Turbulent dissipation and other rates of change. - David McComb on the Physics of Turbulence

Turbulent dissipation and other rates of change.
When I was working for my PhD with Sam Edwards in the late 1960s, my second supervisor was David Leslie. We would meet up every so often to discuss progress, and I recall that David was invariably exasperated by our concentration on asymptotic behaviour at high wavenumbers. He was strongly motivated towards applications, and felt that the production process at low wavenumbers was more important. To him the dissipation was uninteresting. He used to say to us: `you are messing about down in the drains, when the interesting stuff is all in the production region.’

We had many good humoured arguments but none of us changed our positions. Yet with the passage of time, I increasingly feel that David had a point; even when we restrict our attention to isotropic turbulence. In fact, I would go further and argue that much of the confusion over the Kolmogorov (1941) picture, arises from a failure to see that the dissipation is not the primary quantity. And even when one arrives legitimately at the dissipation (having first considered the production and then the inertial transfer rates), there is often confusion between the instantaneous dissipation rate and the mean dissipation rate. I have myself contributed to that confusion, and this is an opportunity to set matters straight. But first let us consider what the usual practices are.

Kolmogorov used $\epsilon$ for the instantaneous dissipation and $\bar{\epsilon}$ for the mean. Then, in 1953, Batchelor used $\epsilon$ for the mean dissipation (see equation (6.3.2) in the second edition of his book). A few years later, in 1959, Hinze favoured $\varepsilon$ for the mean dissipation, and this has tended to prevail ever since, particularly in theoretical physics, where $\epsilon$ is used as an expansion parameter: e.g. the famous $\epsilon$-expansion!
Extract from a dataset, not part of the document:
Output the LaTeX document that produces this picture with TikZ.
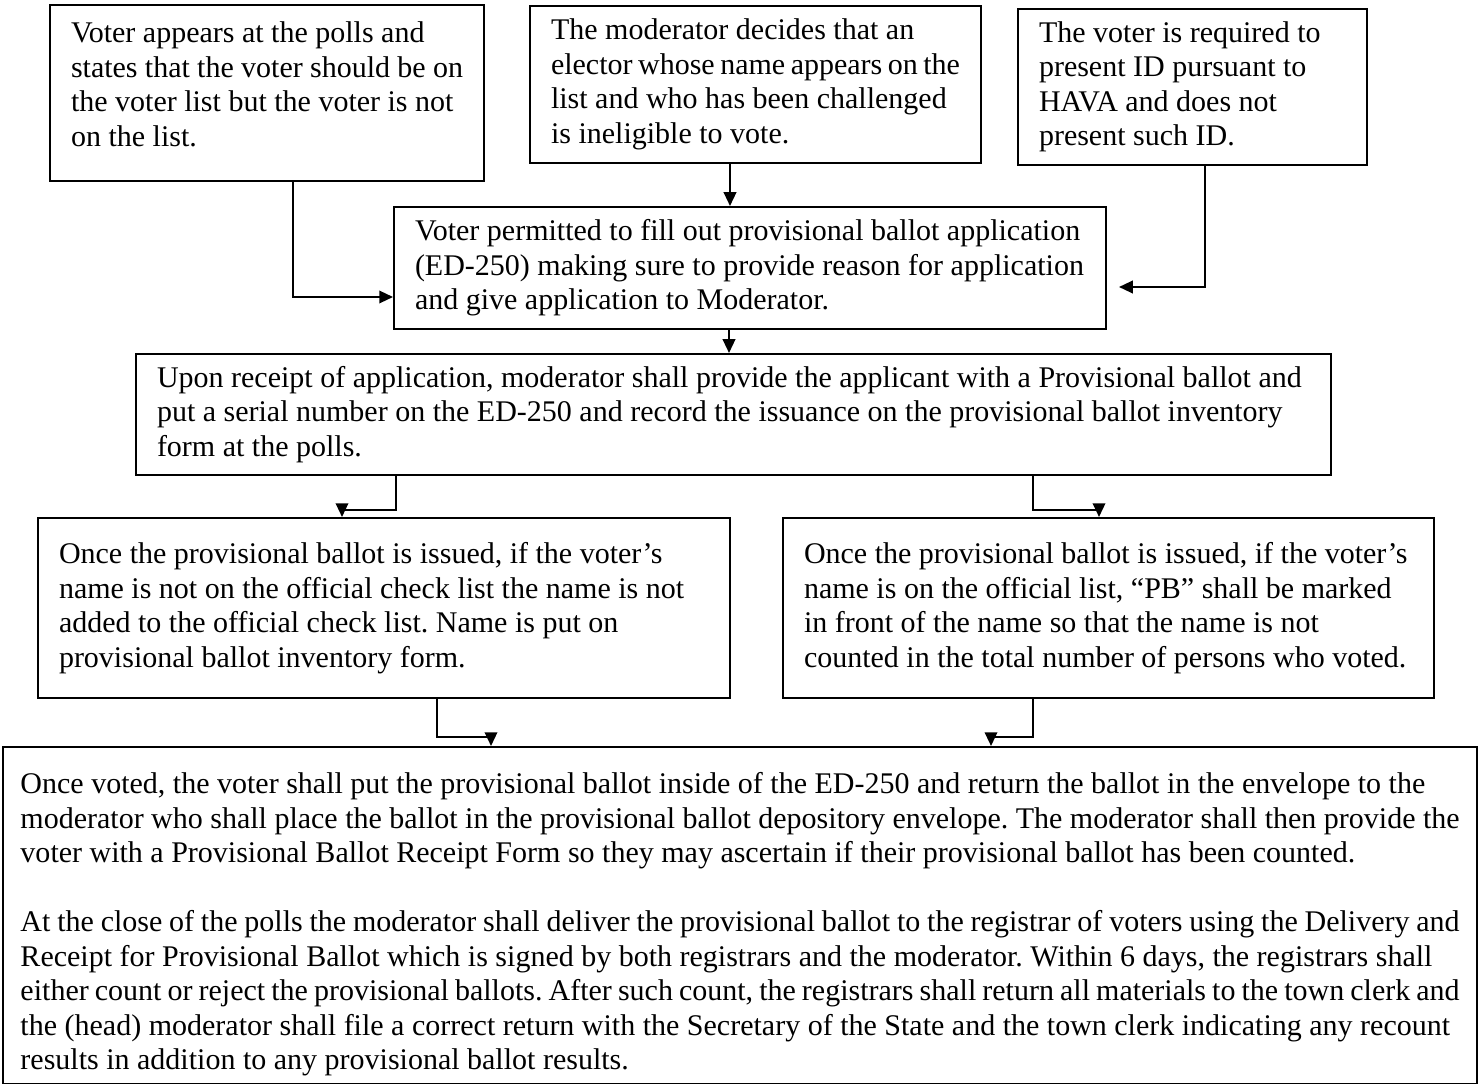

In my 1990 book [1], I used $\varepsilon$ for instantaneous dissipation in equation (1.17) and $\langle \varepsilon \rangle$ for the mean dissipation in equation (A18). Unfortunately, where I discuss the Kolmogorov variables, in Chapter Two and elsewhere, it is clear that I intend $\varepsilon$ to be the mean dissipation rate. In fact this is the most prevalent usage throughout the literature, at least in theoretical work. When one thinks about it; well it makes sense. One is only ever really interested in mean quantities and a hat notation can be used for instantaneous values where they are required. In my later book [2], I tried to sort this out, as follows: \[\widehat{\varepsilon}=\; \mbox{instantaneous dissipation}\] \[\varepsilon=\;\mbox{mean dissipation}\] \[\varepsilon_D = -\ddt E :\;\mbox{the eddy decay rate}\] \[\varepsilon_T = \Pi_{max} :\;\mbox{maximum rate of inertial transfer}\] \[\varepsilon_W :\;\mbox{rate at which stirring forces do work on the fluid}\].

So how does this help us with Kolmogorov, back in 1941? Well, in fact it helps us with Obukhov who, unlike Kolmogorov, worked in wavenumber space where there actually is a turbulence cascade. Obukhov realised that as the Reynolds number increased, there would be a limit where the inertial transfer rate became equal to the dissipation. As the Reynolds number continued to increase, this region of maximum energy transfer would increase in extent, to ever higher wavenumbers. This behaviour has been amply confirmed and is an example of scale invariance. It was recognized by both Obukhov and Onsager that in this range of wavenumbers the spectrum would take the form \[E(k) \sim \varepsilon_T^{2/3}k^{-5/3}.\] If you wish, you can replace the rate of inertial transfer with the dissipation rate. If you want to derive Kolmogorov’s $r^{2/3}$ law, then just Fourier transform the Obukhov result for the spectrum. It is the form that has been derived by a properly formulated physical argument. It would be difficult to see how anyone could drag in the so-called intermittency corrections!

[1] W. D. McComb. The Physics of Fluid Turbulence. Oxford University Press, 1990.
[2] W. David McComb. Homogeneous, Isotropic Turbulence: Phenomenology, Renormalization and Statistical Closures. Oxford University Press, 2014.